[BEGIN ROWS]
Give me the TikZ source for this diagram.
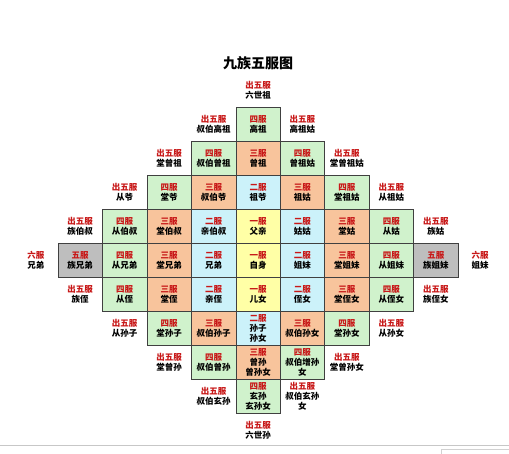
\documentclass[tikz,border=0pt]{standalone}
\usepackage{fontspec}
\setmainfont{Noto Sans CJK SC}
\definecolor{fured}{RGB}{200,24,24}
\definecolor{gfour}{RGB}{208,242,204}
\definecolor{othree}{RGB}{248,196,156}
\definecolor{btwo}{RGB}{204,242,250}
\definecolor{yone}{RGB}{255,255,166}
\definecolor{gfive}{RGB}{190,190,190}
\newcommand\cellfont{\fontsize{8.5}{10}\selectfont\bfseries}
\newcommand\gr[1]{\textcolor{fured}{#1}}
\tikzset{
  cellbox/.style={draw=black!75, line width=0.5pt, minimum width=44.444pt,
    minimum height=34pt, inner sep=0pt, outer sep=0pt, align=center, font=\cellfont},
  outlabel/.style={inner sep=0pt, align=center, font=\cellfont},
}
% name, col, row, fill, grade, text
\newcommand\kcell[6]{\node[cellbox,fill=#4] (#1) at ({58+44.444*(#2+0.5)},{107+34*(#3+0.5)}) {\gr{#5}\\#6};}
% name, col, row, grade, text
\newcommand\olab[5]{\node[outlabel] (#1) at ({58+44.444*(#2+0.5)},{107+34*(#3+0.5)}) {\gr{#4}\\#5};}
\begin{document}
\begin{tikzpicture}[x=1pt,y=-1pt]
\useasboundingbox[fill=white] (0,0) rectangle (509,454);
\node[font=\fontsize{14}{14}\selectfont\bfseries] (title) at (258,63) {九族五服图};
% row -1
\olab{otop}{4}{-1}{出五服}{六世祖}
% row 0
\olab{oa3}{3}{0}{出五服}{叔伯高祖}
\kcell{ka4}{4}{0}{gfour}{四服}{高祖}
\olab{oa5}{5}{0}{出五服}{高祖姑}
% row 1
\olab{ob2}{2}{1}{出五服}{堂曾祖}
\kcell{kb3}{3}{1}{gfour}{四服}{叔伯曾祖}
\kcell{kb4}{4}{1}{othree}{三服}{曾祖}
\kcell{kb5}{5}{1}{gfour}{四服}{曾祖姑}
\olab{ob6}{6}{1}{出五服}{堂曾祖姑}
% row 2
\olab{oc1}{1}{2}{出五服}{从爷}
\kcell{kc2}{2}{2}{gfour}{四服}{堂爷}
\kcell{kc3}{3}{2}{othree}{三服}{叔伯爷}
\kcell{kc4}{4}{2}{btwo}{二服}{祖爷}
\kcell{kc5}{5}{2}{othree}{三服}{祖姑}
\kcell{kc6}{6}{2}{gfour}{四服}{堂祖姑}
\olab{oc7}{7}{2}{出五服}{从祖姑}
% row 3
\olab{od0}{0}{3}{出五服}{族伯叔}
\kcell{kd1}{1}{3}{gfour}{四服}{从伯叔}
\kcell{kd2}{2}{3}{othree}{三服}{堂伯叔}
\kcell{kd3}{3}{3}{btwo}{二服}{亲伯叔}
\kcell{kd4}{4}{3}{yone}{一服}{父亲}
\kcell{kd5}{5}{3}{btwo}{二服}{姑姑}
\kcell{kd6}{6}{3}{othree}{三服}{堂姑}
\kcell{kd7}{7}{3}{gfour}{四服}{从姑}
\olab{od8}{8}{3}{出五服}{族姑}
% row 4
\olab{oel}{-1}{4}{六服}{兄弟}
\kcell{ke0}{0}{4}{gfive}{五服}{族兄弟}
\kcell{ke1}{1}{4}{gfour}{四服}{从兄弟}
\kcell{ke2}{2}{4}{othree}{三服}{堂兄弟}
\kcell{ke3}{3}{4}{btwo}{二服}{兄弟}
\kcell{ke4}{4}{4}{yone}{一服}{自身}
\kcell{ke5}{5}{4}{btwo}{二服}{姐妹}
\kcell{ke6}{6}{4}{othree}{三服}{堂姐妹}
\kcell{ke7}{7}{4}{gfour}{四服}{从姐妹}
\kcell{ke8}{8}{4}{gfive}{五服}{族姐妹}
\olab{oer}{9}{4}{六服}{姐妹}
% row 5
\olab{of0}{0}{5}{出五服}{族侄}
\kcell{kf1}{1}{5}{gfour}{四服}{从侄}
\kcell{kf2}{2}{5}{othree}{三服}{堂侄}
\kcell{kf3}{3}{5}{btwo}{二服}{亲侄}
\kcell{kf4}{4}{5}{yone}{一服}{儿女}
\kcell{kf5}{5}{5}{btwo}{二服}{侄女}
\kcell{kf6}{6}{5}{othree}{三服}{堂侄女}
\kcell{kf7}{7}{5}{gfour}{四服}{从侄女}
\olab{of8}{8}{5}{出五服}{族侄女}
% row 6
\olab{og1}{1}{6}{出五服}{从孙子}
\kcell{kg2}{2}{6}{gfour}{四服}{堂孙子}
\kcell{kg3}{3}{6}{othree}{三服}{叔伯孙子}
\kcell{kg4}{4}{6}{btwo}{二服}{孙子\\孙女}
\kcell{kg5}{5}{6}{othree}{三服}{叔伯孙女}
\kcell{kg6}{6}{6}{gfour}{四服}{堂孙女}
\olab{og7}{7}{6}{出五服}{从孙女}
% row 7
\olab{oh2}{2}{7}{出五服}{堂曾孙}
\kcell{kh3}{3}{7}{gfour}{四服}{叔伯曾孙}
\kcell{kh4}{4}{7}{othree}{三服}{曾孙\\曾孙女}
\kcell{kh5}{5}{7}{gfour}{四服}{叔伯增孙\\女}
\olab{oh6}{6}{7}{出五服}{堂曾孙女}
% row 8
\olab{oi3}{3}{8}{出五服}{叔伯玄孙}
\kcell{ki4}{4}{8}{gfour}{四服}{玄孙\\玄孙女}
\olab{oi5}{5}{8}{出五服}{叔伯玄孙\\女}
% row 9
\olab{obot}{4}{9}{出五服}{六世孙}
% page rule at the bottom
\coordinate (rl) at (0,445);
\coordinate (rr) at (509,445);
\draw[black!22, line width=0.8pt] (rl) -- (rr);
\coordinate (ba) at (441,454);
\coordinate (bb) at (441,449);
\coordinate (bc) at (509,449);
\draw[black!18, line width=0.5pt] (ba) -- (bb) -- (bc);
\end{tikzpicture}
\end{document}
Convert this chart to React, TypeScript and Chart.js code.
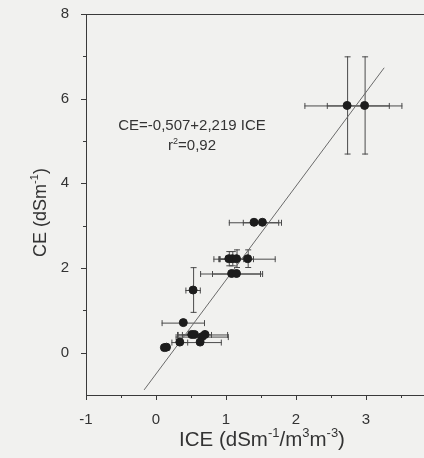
[END ROWS]
→ JOB
How many lines of the listing above include the word "this"? State the number and nothing else.

→ ANSWER TO THE EXERCISE
2